Renal TransplantationA 20-Year Experience in a Veterans Administration Medical Center

Author Affiliations

From the Departments of Surgery (Drs Ivey and Richie), Pathology (Dr Niblack), Medicine (Drs Johnson and MacDonell), and Microbiology (Dr Green), Vanderbilt University School of Medicine, Nashville, Tenn; and the Transplant Section, Surgical Service, Veterans Administration Medical Center, Nashville, Tenn (Drs Richie, Niblack, Johnson, and MacDonell).
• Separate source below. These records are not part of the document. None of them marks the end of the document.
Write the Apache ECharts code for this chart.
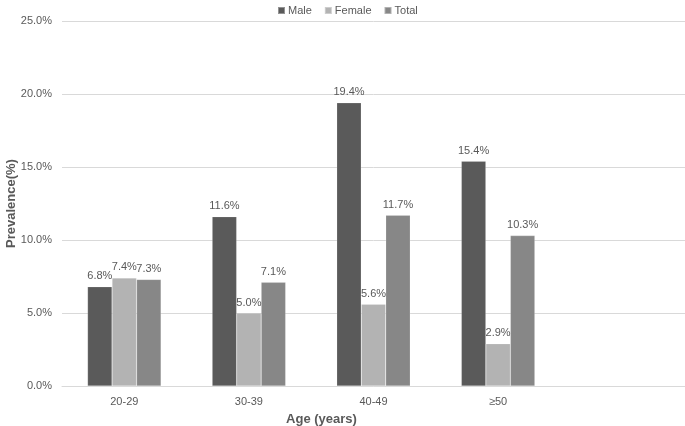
<!DOCTYPE html>
<html>
<head>
<meta charset="utf-8">
<script src="https://cdn.jsdelivr.net/npm/echarts@6/dist/echarts.min.js"></script>
<style>
html,body{margin:0;padding:0;background:#fff;}
#main{width:685px;height:426px;}
</style>
</head>
<body>
<div id="main"></div>
<script>
const categories = ['20-29', '30-39', '40-49', '≥50', ''];
const male = [6.8, 11.6, 19.4, 15.4, null];
const female = [7.4, 5.0, 5.6, 2.9, null];
const total = [7.3, 7.1, 11.7, 10.3, null];
const seriesNames = ['Male', 'Female', 'Total'];

const font = 'Liberation Sans';
const textColor = '#595959';

const chart = echarts.init(document.getElementById('main'));
function mk(name, data, color) {
  return {
    name: name,
    type: 'bar',
    data: data,
    barGap: '0%',
    barCategoryGap: '41%',
    itemStyle: { color: color, borderColor: 'rgba(255,255,255,0.35)', borderWidth: 0.5 },
    label: {
      show: true,
      position: 'top',
      distance: 5,
      color: textColor,
      fontFamily: font,
      fontSize: 11,
      formatter: p => p.value == null ? '' : p.value.toFixed(1) + '%'
    }
  };
}
chart.setOption({
  animation: false,
  textStyle: { fontFamily: font },
  legend: {
    data: seriesNames,
    top: 0,
    left: 272,
    icon: 'rect',
    itemWidth: 7,
    itemHeight: 7,
    itemGap: 12,
    textStyle: { color: textColor, fontSize: 11, fontFamily: font, padding: [0, 0, 0, -2] }
  },
  grid: { left: 62, right: 0, top: 21, bottom: 40, containLabel: false, outerBoundsMode: 'none' },
  xAxis: {
    type: 'category',
    data: categories,
    name: 'Age (years)',
    nameLocation: 'middle',
    nameGap: 27,
    nameMoveOverlap: false,
    nameTextStyle: { color: textColor, fontSize: 13, fontWeight: 'bold', fontFamily: font, padding: [0, 104, 0, 0] },
    axisLine: { lineStyle: { color: '#d9d9d9', width: 1 } },
    axisTick: { show: false },
    axisLabel: { color: textColor, fontSize: 11, fontFamily: font, margin: 10 }
  },
  yAxis: {
    type: 'value',
    min: 0,
    max: 25,
    interval: 5,
    name: 'Prevalence(%)',
    nameLocation: 'middle',
    nameGap: 44,
    nameMoveOverlap: false,
    nameTextStyle: { color: textColor, fontSize: 13, fontWeight: 'bold', fontFamily: font },
    axisLine: { show: false },
    axisTick: { show: false },
    splitLine: { lineStyle: { color: '#d9d9d9', width: 1 } },
    axisLabel: { color: textColor, fontSize: 11, fontFamily: font, margin: 10, formatter: v => v.toFixed(1) + '%' }
  },
  series: [
    mk('Male', male, '#5a5a5a'),
    mk('Female', female, '#b3b3b3'),
    mk('Total', total, '#878787')
  ]
});
</script>
</body>
</html>
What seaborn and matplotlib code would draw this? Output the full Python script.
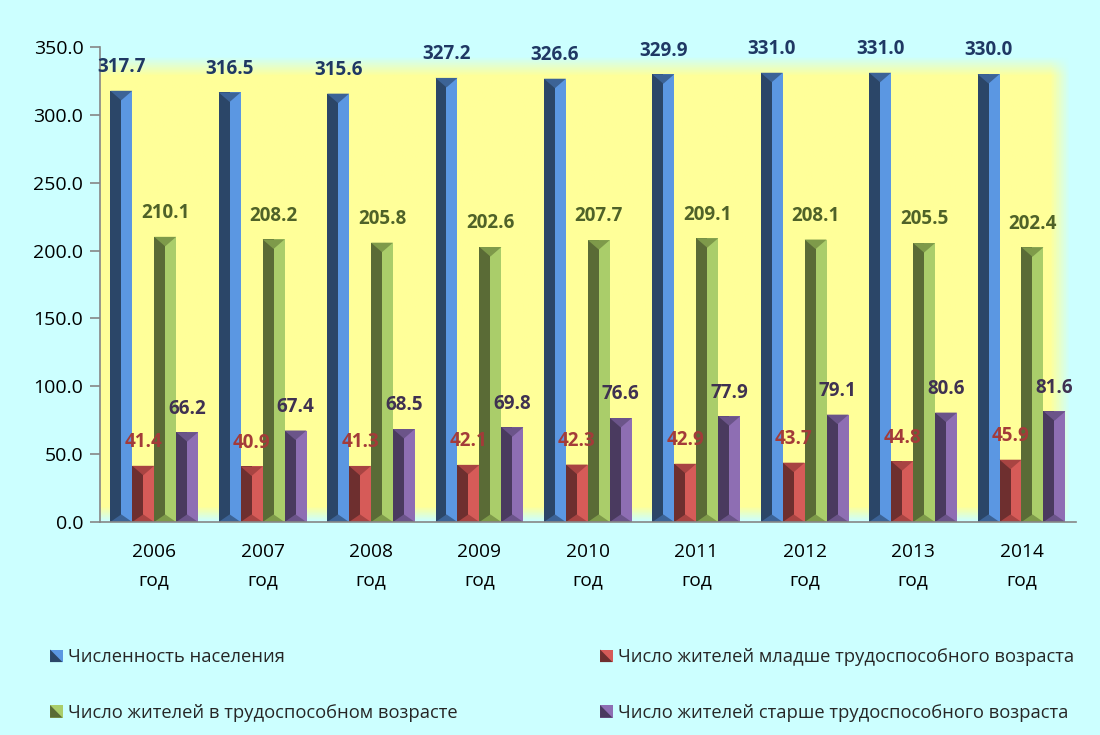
#!/usr/bin/env python3

import numpy as np
import pandas as pd
import matplotlib
matplotlib.use("Agg")
import matplotlib.pyplot as plt
from matplotlib.patches import Rectangle, Polygon, Patch
from matplotlib.legend_handler import HandlerBase
import seaborn as sns

# --- data -------------------------------------------------------------
years = ["2006", "2007", "2008", "2009", "2010", "2011", "2012", "2013", "2014"]
series = [
    "Численность населения",
    "Число жителей младше трудоспособного возраста",
    "Число жителей в трудоспособном возрасте",
    "Число жителей старше трудоспособного возраста",
]
population = [317.7, 316.5, 315.6, 327.2, 326.6, 329.9, 331.0, 331.0, 330.0]
young = [41.4, 40.9, 41.3, 42.1, 42.3, 42.9, 43.7, 44.8, 45.9]
working = [210.1, 208.2, 205.8, 202.6, 207.7, 209.1, 208.1, 205.5, 202.4]
old = [66.2, 67.4, 68.5, 69.8, 76.6, 77.9, 79.1, 80.6, 81.6]
yticks = [0, 50, 100, 150, 200, 250, 300, 350]

# colours: light face, dark face, cap, label
light = ["#5B97E2", "#D65B58", "#AACD6A", "#8E6EB3"]
dark = ["#2B4668", "#6E2F2F", "#5A6B36", "#4A3A5F"]
cap = ["#3C6396", "#A84442", "#7E9A4A", "#6B5489"]
label_col = ["#1F3864", "#A33B39", "#4F6228", "#3F3151"]

df = pd.DataFrame({
    "year": np.repeat(years, 4),
    "series": series * len(years),
    "value": [v for row in zip(population, young, working, old) for v in row],
})

sns.set_theme(style="white")
plt.rcParams["font.family"] = ["Open Sans", "DejaVu Sans"]

bg = "#CCFFFF"
fig = plt.figure(figsize=(11, 7.35), dpi=100, facecolor=bg)
ax = fig.add_axes([0.0909, 0.2898, 0.887, 0.6463])
ax.set_facecolor(bg)

# soft yellow plot area with faded edges
ny, nx = 200, 400
yy = np.linspace(0, 1, ny)[:, None]
xx = np.linspace(0, 1, nx)[None, :]
a_top = np.clip((0.98 - yy) / 0.04, 0, 1)
a_bot = np.clip((yy - 0.0) / 0.03, 0, 1)
a_right = np.clip((0.995 - xx) / 0.02, 0, 1)
alpha = a_top * a_bot * a_right
img = np.zeros((ny, nx, 4))
img[..., 0] = 1.0
img[..., 1] = 1.0
img[..., 2] = 0.6
img[..., 3] = alpha
ax.imshow(img, extent=(0, 1, 0, 1), origin="lower", transform=ax.transAxes,
          aspect="auto", zorder=0)

sns.barplot(data=df, x="year", y="value", hue="series", hue_order=series,
            palette=light, saturation=1, width=0.81, dodge=True, errorbar=None,
            ax=ax, zorder=2, legend=False)

# bevel look on each bar
d = 7.0
for p in list(ax.patches):
    h = p.get_height()
    if not isinstance(p, Rectangle) or h <= 0:
        continue
    fc = matplotlib.colors.to_hex(p.get_facecolor())
    k = [c.lower() for c in light].index(fc.lower())
    x0, w = p.get_x(), p.get_width()
    xc, x1 = x0 + w / 2, x0 + w
    p.set_edgecolor("none")
    ax.add_patch(Rectangle((x0, 0), w / 2, h, fc=dark[k], ec="none", zorder=3))
    ax.add_patch(Polygon([(x0, h), (x1, h), (xc, h - d)], closed=True,
                         fc=cap[k], ec="none", zorder=4))
    ax.add_patch(Polygon([(x0, 0), (x1, 0), (xc, d * 0.8)], closed=True,
                         fc=cap[k], ec="none", zorder=4))
    ax.annotate(f"{h:.1f}", (xc, h), xytext=(0, 17), textcoords="offset points",
                ha="center", va="center", fontsize=13.5, fontweight="bold",
                color=label_col[k], zorder=6)

ax.set_xlim(-0.5, len(years) - 0.5)
ax.set_ylim(0, 350)
ax.set_yticks(yticks)
ax.set_yticklabels([f"{v:.1f}" for v in yticks], fontsize=14, color="black")
ax.set_xticks(range(len(years)))
ax.set_xticklabels([f"{y}\nгод" for y in years], fontsize=13.8, color="black",
                   linespacing=1.75)
ax.set_xticks(np.arange(-0.5, len(years)), minor=True)
ax.tick_params(axis="x", which="major", length=0, pad=15)
ax.tick_params(axis="x", which="minor", length=11, width=1.2, color="#868686",
               direction="out")
ax.tick_params(axis="y", length=7, width=1.2, color="#868686", direction="out",
               pad=5, left=True)
ax.set_xlabel("")
ax.set_ylabel("")
for s in ["top", "right"]:
    ax.spines[s].set_visible(False)
for s in ["left", "bottom"]:
    ax.spines[s].set_color("#868686")
    ax.spines[s].set_linewidth(1.2)
    ax.spines[s].set_zorder(5)


class BevelHandler(HandlerBase):
    def __init__(self, lc, dc):
        super().__init__()
        self.lc, self.dc = lc, dc

    def create_artists(self, legend, orig_handle, xdescent, ydescent,
                       width, height, fontsize, trans):
        x0, y0 = -xdescent, -ydescent
        sq = Rectangle((x0, y0), width, height, fc=self.lc, ec="none",
                       transform=trans)
        tri = Polygon([(x0, y0), (x0, y0 + height), (x0 + width * 0.5, y0 + height / 2),
                       (x0 + width, y0)], closed=True, fc=self.dc, ec="none",
                      transform=trans)
        return [sq, tri]


def add_legend(idx, x):
    handles = [Patch(label=series[i]) for i in idx]
    hmap = {h: BevelHandler(light[i], dark[i]) for h, i in zip(handles, idx)}
    leg = fig.legend(handles=handles, loc="center left", bbox_to_anchor=(x, 0.068),
                     frameon=False, fontsize=13.2, handlelength=0.68,
                     handleheight=0.68, handletextpad=0.3, labelspacing=2.05,
                     borderpad=0, borderaxespad=0, handler_map=hmap)
    return leg


add_legend([0, 2], 0.0455)
add_legend([1, 3], 0.5455)

fig.savefig("out.png", dpi=100, facecolor=bg)
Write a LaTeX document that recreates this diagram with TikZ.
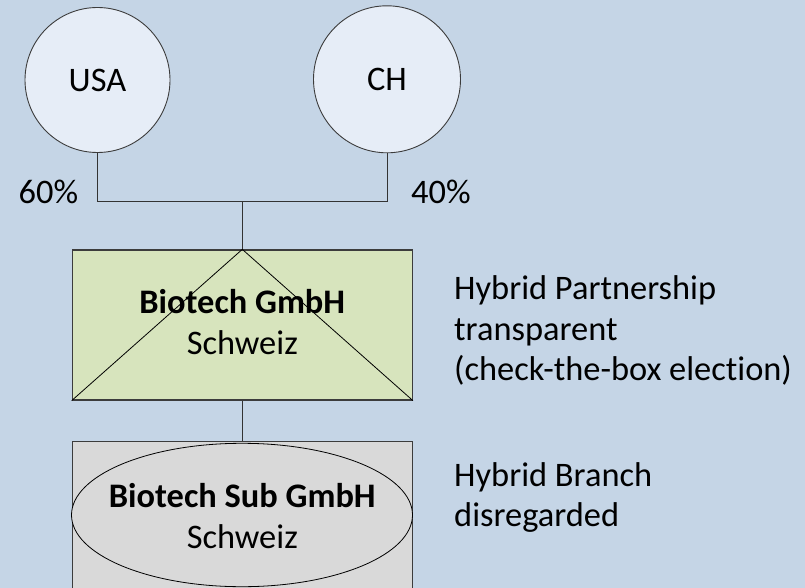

Arch Surg. 1985;120(9):1021-1025. doi:10.1001/archsurg.1985.01390330033006
Abstract

• Between March 1963 and December 1983, 324 renal transplants were performed in 273 veteran patients at the Veterans Administration Medical Center, Nashville, Tenn. Cadaver donors were used in 273 transplants, with an overall one-year patient survival of 72.5% and one-year functional graft survival of 50%. Twenty-four living-related transplants were performed, with an overall one-year patient survival of 89% and one-year functional graft survival of 75%. For analytical purposes the 20-year transplant experience was divided into five eras. One-year patient survival increased from 45% in era 1 to 84% in era 5, while functional graft survival increased from 45% to 70%. Death has occurred in 139 patients, with sepsis being responsible for the largest number of early deaths. Cardiovascular disease was responsible for most late deaths.